Fears Friday’s clash could have prompted a military response from Moscow proved unfounded, though fighting between Ukrainian forces and pro-Moscow separatists continued. Kiev said yesterday its troops had raised the national flag over a police station in the rebel stronghold of Luhansk.
The pan-European FTSEurofirst 300 stock index was 1.3 per cent higher, reversing Friday’s losses. Germany’s Russia-exposed Dax index added 1.7 per cent. Russian shares and the rouble also firmed. Asian shares traded broadly flat. MSCI’s main measure of Asia-Pacific shares outside Japan was down 0.03 per cent.
Wall Street initially took a hit on Friday after the report of the attack on the Russian column but later pared losses.
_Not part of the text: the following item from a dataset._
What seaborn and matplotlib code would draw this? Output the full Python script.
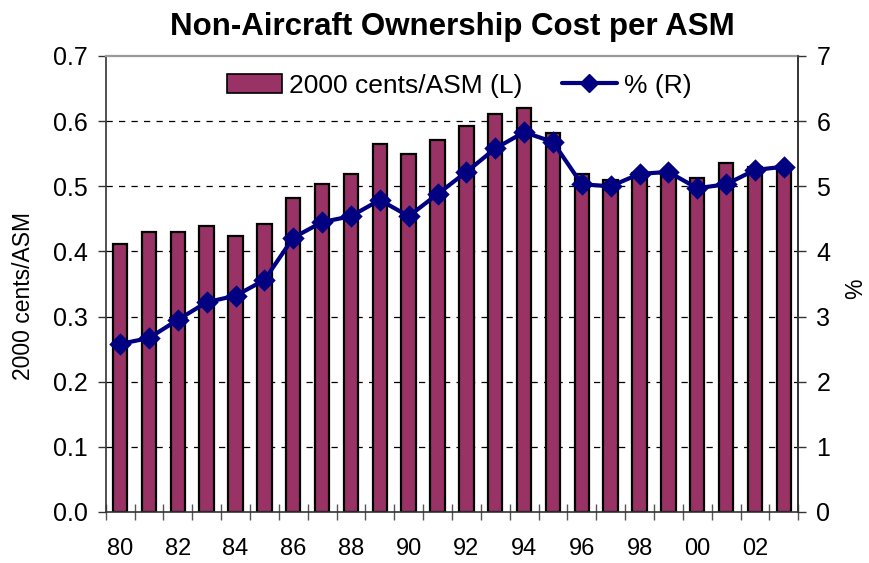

The Dow Jones Industrial average, which briefly turned negative for the year, and S&P 500 indexes both fell but the tech-heavy Nasdaq rose.
Brent crude oil prices fell more than $1 to trade below $103, erasing a similar rise on Friday blamed on the Ukraine tensions and as Libya, another trouble spot, increased supply.
Yields on US Treasury bonds, often sought at times of heightened tension, fell on Friday. Ten-year bonds hit 2.34 per cent, their lowest since mid-June 2013, but traded above 2.36 per cent today. Yields on German 10-year debt, the euro zone benchmark, rose 1.9 basis points to 0.994 per cent, still close to record lows.
In currency markets, the euro was less than 0.1 per cent down at $1.3388, still close to a nine-month low of $1.3333 hit on Aug. 6. The dollar edged up to 102.47 yen.